-- START Data provided --

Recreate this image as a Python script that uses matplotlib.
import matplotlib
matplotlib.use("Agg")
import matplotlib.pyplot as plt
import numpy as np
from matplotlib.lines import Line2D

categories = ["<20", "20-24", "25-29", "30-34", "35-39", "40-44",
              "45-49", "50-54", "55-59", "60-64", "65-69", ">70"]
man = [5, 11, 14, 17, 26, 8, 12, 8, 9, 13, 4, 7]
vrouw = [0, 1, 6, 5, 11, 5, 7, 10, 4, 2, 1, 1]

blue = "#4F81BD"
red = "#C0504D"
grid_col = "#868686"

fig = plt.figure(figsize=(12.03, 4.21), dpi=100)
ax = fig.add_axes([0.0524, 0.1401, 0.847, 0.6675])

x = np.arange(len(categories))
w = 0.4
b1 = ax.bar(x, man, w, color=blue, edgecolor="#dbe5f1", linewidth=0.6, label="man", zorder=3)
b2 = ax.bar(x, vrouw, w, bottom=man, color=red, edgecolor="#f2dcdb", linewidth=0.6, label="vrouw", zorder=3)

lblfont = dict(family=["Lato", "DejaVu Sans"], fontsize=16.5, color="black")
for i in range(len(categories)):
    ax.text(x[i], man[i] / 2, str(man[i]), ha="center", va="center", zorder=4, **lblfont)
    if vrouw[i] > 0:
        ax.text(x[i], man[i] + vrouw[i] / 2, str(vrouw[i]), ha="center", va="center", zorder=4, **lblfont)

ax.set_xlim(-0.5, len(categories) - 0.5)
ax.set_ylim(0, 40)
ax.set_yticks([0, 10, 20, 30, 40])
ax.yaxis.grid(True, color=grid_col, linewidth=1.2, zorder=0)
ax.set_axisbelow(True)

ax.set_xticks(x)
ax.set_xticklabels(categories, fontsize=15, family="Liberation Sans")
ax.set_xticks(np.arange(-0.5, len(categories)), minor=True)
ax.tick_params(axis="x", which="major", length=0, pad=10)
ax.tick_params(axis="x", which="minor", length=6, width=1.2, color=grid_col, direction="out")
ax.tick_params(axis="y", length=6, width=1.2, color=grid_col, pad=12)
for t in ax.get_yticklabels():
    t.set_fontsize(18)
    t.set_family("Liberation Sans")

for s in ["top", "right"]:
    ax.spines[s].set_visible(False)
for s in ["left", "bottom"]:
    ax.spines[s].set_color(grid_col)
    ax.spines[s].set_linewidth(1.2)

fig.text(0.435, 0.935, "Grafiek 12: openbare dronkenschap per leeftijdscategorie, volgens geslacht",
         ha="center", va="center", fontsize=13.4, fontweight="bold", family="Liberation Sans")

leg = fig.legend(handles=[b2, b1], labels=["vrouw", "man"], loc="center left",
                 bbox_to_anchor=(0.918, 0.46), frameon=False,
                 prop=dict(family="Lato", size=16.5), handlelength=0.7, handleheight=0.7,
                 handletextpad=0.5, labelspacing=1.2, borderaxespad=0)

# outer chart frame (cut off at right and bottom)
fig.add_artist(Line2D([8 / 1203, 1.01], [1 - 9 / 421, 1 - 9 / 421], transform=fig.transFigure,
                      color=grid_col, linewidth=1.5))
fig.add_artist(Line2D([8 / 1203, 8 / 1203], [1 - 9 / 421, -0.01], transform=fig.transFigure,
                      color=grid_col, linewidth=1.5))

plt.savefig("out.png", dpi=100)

-- END Data provided --
-- START Data provided --

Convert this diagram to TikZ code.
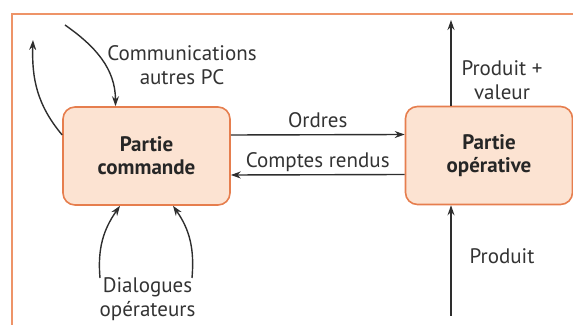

-- END Data provided --
-- START Data provided --

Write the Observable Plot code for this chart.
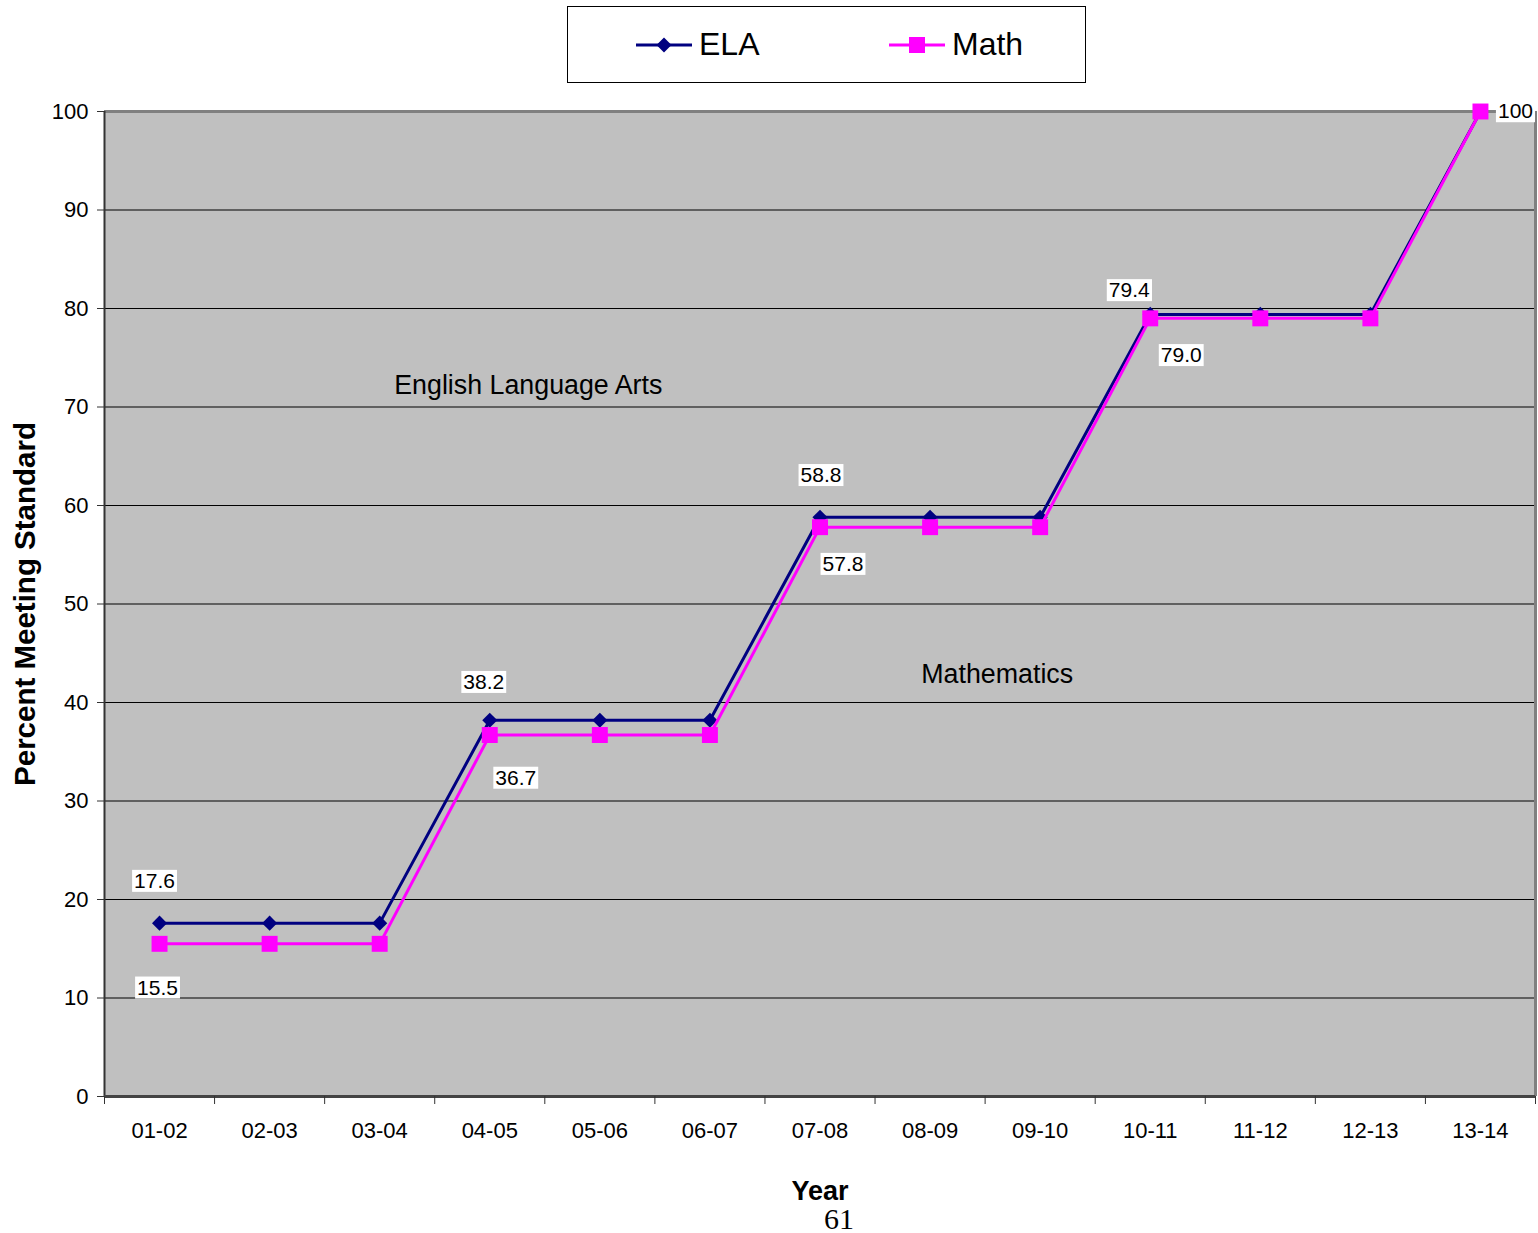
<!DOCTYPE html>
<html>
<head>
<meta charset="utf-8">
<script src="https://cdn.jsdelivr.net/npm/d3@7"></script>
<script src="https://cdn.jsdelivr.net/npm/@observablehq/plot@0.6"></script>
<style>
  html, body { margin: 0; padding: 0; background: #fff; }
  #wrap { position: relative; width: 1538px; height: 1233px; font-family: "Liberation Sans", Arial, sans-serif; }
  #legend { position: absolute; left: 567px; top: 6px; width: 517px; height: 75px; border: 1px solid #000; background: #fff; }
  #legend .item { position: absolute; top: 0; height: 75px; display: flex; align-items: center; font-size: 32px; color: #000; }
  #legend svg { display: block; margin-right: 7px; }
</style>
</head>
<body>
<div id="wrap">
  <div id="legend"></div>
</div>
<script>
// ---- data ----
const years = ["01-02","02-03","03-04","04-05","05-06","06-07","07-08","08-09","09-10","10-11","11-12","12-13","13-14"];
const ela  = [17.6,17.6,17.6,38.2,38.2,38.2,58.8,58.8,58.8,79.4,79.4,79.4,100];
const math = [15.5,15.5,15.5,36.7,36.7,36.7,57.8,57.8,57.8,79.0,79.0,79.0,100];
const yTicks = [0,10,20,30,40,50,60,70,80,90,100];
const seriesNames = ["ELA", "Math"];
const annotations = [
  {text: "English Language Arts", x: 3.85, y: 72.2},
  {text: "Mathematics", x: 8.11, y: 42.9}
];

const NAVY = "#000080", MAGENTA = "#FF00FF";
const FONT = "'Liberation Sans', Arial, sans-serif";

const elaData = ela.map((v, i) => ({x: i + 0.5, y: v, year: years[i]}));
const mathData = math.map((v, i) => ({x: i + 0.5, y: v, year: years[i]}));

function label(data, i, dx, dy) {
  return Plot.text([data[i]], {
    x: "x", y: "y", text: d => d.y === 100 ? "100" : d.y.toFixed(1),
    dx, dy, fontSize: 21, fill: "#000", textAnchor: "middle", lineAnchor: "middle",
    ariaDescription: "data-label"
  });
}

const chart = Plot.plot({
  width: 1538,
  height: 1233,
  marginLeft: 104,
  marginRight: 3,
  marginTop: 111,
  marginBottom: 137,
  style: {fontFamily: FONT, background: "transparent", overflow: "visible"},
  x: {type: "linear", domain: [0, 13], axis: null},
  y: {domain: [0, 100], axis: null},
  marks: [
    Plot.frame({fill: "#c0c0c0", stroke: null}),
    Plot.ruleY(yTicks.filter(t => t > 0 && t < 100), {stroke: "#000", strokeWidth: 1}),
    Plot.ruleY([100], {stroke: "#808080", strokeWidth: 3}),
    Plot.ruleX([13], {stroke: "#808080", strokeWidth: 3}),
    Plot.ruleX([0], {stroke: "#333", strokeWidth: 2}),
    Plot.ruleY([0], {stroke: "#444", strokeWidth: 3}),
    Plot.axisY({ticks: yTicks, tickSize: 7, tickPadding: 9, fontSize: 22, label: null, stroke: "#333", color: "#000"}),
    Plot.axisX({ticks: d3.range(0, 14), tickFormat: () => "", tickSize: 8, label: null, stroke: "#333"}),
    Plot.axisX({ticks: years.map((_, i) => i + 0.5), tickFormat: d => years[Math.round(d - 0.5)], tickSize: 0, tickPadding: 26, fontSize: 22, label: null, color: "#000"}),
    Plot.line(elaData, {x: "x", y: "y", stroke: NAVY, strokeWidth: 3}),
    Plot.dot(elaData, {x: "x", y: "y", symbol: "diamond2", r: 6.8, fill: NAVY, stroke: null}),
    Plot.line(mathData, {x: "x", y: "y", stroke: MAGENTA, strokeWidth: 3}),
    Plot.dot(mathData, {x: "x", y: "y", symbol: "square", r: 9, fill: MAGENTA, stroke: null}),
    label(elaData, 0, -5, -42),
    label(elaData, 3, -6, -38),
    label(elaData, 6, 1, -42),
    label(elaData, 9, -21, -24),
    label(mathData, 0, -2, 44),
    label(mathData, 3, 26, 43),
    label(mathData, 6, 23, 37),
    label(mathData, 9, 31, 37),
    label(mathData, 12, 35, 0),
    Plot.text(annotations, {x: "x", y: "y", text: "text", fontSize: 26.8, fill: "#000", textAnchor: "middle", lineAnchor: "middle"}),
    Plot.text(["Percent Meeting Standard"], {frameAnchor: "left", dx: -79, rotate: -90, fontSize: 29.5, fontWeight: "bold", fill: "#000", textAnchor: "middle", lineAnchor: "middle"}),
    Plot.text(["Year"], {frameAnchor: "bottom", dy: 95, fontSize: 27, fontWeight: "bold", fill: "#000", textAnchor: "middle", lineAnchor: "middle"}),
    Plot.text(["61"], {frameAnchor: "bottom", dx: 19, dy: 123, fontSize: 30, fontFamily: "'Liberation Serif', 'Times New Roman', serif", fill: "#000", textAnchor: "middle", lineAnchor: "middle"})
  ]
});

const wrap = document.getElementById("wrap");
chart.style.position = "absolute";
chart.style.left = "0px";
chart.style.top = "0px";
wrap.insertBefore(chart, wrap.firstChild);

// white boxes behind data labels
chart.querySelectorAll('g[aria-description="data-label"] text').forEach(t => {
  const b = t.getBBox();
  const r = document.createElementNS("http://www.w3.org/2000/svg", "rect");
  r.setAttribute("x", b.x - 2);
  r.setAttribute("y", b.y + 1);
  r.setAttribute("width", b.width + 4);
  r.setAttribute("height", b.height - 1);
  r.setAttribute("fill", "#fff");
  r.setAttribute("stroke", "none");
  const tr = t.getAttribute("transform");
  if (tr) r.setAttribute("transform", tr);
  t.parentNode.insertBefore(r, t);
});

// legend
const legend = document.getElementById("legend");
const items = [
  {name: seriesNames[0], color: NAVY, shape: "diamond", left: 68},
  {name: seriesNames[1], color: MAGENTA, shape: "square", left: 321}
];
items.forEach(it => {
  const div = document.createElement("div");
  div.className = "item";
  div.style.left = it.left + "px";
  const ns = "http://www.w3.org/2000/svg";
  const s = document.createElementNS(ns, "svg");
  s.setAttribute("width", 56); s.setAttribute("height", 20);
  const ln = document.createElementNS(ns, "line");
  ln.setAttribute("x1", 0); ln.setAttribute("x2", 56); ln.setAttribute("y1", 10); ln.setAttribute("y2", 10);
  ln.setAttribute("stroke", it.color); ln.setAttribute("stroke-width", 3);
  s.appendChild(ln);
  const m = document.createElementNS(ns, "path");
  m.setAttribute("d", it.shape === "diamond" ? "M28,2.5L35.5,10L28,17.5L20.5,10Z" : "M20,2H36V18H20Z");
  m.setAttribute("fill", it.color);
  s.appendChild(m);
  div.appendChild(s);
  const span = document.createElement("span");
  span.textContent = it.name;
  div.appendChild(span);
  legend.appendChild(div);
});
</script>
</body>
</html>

-- END Data provided --

- _Work to do_: Return each line of the listing that holds the string "chart".

- _Response to the exercise_:
# outer chart frame (cut off at right and bottom)
Write the Observable Plot code for this chart.
const chart = Plot.plot({
chart.style.position = "absolute";
chart.style.left = "0px";
chart.style.top = "0px";
wrap.insertBefore(chart, wrap.firstChild);
chart.querySelectorAll('g[aria-description="data-label"] text').forEach(t => {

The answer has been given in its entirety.